Clearly there are many unstated assumptions in this question – awareness of recent political events, where in the country does the respondent live, what other countries might they have knowledge of when asked the question, etc. The question could have been worded differently: for example, “Democracy is working well in my country: Do you strongly agree, agree, disagree, strongly disagree with that statement?”
It is certainly possible that the stories people implicitly invent about the unstated assumptions will differ depending on how the question is asked. Similarly, it is entirely possible that the green/blue cab question wording will lead to different implicit stories about how the cab companies discipline their employees, what the weather was like, etc. I think it is almost impossible to avoid this ambiguity. Kahneman has a nice clean story about why people respond differently to the two ways of stating the information. Andrew suggests that the story could be wrong – the different responses could be due to different unstated assumptions triggered by the different wording.

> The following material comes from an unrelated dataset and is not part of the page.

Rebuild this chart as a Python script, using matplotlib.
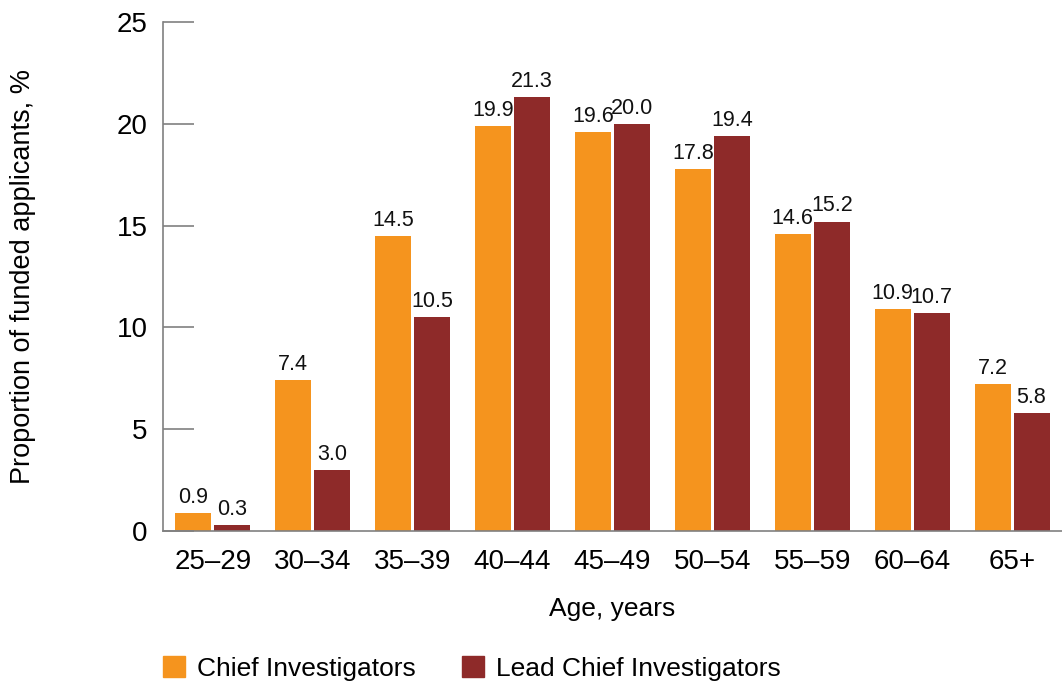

I guess resolving this would require some additional experimentation aimed to seeing whether the wording indeed triggers different assumptions rather than triggering just the different emotional response that Kahneman suggests.
While I accept the validity of Andrew’s point about the unstated assumptions, I’m not sure I see a good reason to think that Kahneman’s results were due to such assumptions rather than the reason he postulates. If much is to be made about this possibility, then how are we to interpret any survey, where I think the same ambiguities inherently are present?